Day One Day Two

Where am I on a Tuesday night? I am in Hoboken. I started a new gig yesterday, and it has been going well despite the voice in the back of my head telling me otherwise. The coworkers and the manager have been so supportive and understanding.

I am a lucky guy. I was set up with this gig by a company that places people in various jobs, and this one was amazingly fortuitous. I’ve been trying to load my bank information for over an hour, and I have been getting a message saying: An error occurred while processing this request. If you continue to experience problems, contact your system administrator with the error code. Error Code: 100.

I sent an email to the woman who placed me at this job. She’s in Seattle, and I am in NJ. Perhaps this will be cleared up tomorrow. I hope so, I do want to be paid. The manager at this job has been reassuring me that I am not doing much of anything this week, just observing what my co-workers are doing. That is this week.
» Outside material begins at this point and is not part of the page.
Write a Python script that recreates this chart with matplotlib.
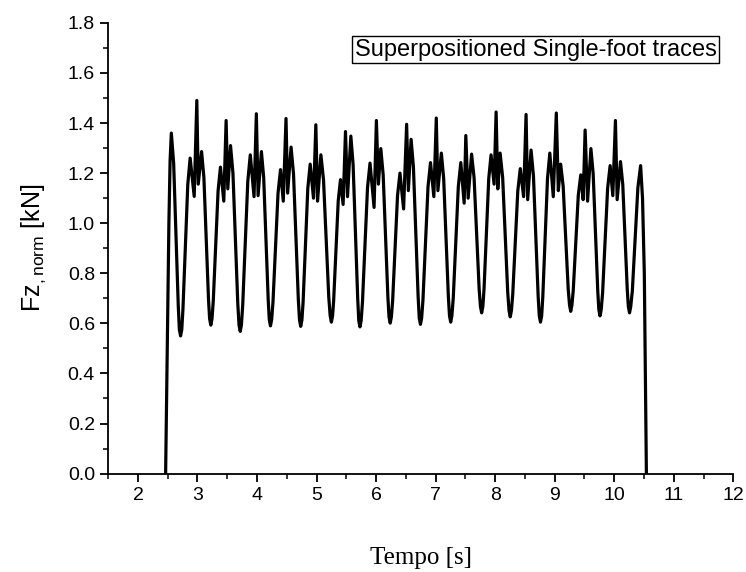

I am also meeting with other people in the company, interacting and doing my best to charm them. It is wholly 180° from working at Bratty McGrotty. I am surrounded by friendly, upbeat people as opposed to the back-stabbing vipers in the legal office downtown.

No Filipino former male nurse, set deep in a walk-in closet, married to a wife and a kid, to prove that he is not a homosexual. It’s only day two at the new gig, and I still have a way to go. If this continues, I would like to see if I can get Mike a gig somewhere down the line.

I think he could do well if everything falls into place. I mentioned this to Mike last night on the phone, advising him not to get his hopes up right now since this would be later in the year, if at all.

There has also been a problem with my phone. The slot where it gets charged hasn’t been behaving well and is not accepting the cord. This has been going on since last July i Ocean Grove. Lately, it has gotten worse.

I suppose it may be time to trade the phone in for a newer model. I was resisting that since I do love the Bloom 10 app, which was created by Brian Eno and Peter Chilvers. I bought the newer phone in 2023 and returned it immediately when I found out that the new phone did not support the app. Nowadays, it might, but I want to know for sure.

I am waiting to hear from someone from the other side of the world to tell me whether or not it does. I am presently number 3 in line for chat assistance. So work was fine, it is just the machines at home, the PC, the smartphone, and Bill’s tablet that have been telling me that it will not go through or work.

I’m stressed, but not from the job. There was stress about that job, but that was from anxiety about starting a new job on Sunday. I did not sleep well, and I struggled to get through the first day at the new job, but I do not think that was noticed.